I normally drive between Del Rio during the daylight hours. This trip, I drove at night because my normal flight was booked solid, so I had to take a much later flight. My drive was uneventful until I passed the town of Uvalde on I-90 west of San Antonio. Just outside of town, I had my first near miss with a deer. I was traveling about 75 miles per hour; the deer missed my car by about three feet. It came out of the passenger side bushes. In three bounds it was in front of me, and then it vanished into the darkness on my left. I left a hundred yards of rubber on the road trying to avoid it. The near miss scared the crap out of me.

A little further down the road, I noticed a car on the side of the road with a dear partially embedded in its front window. The police were just pulling up as I drove by. It occurred to me that driving in the Texas Hill Country at night might not be safe. I turned my cell phone off; it was time to concentrate.
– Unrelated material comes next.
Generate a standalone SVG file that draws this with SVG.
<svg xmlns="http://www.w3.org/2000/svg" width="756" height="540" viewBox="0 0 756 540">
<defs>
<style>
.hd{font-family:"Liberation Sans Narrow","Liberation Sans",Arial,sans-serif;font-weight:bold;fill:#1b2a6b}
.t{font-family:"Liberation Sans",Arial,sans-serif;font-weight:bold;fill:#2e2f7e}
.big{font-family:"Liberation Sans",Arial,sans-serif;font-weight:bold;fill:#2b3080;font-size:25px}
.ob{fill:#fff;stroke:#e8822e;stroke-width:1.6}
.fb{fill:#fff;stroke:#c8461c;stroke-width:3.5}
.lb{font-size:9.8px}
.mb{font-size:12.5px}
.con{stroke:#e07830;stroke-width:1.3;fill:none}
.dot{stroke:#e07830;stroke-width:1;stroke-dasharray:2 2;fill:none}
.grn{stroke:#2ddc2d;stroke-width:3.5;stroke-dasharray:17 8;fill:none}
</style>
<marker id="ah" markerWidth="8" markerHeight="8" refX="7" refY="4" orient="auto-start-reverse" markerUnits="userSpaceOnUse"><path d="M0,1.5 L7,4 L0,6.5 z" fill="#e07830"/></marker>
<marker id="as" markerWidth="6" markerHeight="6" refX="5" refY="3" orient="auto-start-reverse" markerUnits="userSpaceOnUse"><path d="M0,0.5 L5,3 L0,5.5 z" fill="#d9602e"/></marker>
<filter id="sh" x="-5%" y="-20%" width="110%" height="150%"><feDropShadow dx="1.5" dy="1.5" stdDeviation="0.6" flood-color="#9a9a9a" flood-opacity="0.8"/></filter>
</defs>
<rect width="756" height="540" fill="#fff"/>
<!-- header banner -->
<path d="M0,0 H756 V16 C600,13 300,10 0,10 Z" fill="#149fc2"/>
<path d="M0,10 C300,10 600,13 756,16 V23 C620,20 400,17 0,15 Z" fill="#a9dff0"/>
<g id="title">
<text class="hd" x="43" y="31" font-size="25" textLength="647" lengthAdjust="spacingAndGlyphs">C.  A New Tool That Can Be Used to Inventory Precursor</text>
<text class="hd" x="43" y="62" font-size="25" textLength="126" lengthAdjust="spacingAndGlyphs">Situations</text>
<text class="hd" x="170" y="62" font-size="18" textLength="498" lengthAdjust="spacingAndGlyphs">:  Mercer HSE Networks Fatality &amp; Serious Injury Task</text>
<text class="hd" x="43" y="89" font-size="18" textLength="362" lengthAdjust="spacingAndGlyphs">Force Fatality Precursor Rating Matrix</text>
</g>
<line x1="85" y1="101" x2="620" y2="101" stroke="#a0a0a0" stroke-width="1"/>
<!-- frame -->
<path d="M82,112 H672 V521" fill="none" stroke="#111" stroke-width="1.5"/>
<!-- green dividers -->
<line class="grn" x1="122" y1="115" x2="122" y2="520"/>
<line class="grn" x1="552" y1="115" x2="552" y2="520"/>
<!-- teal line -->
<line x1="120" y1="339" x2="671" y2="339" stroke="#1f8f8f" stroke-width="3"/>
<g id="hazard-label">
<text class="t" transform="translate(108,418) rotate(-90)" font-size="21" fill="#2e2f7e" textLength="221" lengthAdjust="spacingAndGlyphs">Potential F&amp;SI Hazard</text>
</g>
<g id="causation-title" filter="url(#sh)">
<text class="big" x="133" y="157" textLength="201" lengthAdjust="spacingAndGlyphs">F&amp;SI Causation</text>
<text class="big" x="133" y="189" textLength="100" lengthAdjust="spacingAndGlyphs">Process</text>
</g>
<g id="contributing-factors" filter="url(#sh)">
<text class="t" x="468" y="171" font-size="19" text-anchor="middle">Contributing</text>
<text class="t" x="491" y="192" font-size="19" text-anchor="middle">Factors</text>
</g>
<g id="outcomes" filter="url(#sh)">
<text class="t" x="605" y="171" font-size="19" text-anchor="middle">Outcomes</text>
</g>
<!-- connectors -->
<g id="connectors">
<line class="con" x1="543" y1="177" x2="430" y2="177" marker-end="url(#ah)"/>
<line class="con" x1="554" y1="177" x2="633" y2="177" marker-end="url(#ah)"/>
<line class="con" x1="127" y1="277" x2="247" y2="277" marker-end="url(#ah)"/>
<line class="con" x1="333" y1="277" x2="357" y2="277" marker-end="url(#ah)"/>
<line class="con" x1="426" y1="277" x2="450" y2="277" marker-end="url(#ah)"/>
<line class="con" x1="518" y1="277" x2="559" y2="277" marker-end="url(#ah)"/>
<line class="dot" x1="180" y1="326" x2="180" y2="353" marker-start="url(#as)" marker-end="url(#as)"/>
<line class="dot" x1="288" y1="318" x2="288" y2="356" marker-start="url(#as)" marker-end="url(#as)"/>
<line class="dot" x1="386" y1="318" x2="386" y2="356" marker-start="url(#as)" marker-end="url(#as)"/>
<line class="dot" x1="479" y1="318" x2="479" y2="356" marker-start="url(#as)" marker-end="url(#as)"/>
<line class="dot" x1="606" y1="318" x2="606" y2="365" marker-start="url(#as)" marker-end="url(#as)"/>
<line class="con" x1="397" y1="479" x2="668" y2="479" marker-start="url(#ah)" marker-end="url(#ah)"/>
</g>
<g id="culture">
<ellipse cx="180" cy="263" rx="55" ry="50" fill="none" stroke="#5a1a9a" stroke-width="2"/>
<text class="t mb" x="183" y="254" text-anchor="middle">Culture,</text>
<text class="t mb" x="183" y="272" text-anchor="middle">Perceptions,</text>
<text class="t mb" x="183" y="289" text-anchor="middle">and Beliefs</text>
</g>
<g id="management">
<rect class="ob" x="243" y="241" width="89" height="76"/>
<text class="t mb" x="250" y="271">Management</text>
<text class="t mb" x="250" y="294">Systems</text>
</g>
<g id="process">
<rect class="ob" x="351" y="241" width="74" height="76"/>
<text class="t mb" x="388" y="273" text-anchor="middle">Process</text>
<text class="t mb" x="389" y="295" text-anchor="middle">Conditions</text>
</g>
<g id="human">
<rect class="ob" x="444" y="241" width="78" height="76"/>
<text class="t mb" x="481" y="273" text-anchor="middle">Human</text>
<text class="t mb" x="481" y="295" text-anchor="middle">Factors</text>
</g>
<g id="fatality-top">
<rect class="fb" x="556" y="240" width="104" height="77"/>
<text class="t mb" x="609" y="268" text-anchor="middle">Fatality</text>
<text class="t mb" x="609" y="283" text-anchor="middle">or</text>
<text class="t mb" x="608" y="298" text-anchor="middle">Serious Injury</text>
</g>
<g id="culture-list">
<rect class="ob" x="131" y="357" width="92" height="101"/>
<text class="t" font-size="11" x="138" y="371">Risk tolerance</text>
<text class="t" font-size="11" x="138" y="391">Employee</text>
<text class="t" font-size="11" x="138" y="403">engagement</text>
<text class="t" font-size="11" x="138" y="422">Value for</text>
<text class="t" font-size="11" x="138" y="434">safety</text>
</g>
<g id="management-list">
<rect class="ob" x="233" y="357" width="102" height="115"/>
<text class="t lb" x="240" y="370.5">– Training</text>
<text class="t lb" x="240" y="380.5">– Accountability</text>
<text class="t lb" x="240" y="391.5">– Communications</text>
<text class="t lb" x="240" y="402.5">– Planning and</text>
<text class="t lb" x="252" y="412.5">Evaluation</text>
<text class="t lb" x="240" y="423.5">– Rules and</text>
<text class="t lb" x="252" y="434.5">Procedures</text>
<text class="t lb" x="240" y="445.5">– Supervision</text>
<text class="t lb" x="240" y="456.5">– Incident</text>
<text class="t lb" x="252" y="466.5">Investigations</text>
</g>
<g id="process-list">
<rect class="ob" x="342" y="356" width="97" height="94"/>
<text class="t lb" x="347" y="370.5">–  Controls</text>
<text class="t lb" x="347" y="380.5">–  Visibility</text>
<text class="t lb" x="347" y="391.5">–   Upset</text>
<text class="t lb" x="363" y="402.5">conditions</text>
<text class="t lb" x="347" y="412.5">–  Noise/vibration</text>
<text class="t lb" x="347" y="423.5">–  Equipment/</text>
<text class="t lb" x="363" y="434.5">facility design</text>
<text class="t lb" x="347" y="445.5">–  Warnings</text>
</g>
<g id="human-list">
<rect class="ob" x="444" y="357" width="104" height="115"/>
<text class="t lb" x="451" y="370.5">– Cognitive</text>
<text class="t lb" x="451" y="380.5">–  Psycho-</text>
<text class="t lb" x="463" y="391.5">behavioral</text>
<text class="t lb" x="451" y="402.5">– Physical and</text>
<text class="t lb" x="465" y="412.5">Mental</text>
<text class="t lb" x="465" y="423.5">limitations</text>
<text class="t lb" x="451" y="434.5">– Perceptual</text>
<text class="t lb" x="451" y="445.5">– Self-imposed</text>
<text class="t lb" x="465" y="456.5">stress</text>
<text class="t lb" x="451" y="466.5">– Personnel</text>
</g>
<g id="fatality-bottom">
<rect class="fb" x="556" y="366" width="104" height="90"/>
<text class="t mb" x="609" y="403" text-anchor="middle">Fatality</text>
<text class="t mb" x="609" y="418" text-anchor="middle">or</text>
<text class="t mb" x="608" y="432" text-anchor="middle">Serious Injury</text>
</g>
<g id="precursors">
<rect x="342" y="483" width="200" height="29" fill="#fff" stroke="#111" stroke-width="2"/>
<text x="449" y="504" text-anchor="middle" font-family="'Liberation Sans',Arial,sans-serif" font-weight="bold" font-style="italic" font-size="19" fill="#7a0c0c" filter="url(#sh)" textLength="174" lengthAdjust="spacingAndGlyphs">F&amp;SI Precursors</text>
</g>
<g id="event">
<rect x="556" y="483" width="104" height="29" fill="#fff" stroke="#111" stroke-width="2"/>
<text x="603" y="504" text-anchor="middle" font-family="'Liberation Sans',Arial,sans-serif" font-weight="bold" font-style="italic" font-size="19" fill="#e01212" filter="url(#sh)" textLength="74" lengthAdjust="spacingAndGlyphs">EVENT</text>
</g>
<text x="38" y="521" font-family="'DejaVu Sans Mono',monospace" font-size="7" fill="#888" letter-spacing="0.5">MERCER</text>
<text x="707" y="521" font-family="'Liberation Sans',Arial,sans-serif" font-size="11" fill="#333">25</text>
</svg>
My 75 mile per hour average speed dropped to as low as 50. At one point, I drove slowly by a deer standing on the side of the road. It had a death wish type look in its eye. I was sure it was going to jump in front of me. The deer just stood there in the darkness. I don’t even think it knew I was there.

I had two more near misses before arriving in Del Rio, but I got skunked on the deer hunt. I was told by my project team the next day that it was not safe to drive this time of the year in Texas, especially around sunrise. Deer related car accidents are quite common.

I’m schedule to drive back at 6:00 a.m. Friday morning. Maybe I’ll get my first deer of the season then.

Friday, September 02, 2005

We are not alone

Back in the day, creationists used to tell me one of the proofs that mankind was God's creation was that no other animal was intelligent enough to teach new behaviors to other members of their species. Time passes – the seasons change, and then a Killer Whale starts baiting gulls with fish in order to supplement his diet. The whale subsequently teaches the behavior to his pod; all this under the eyes of a human witness. It seems Mankind is not so special after all.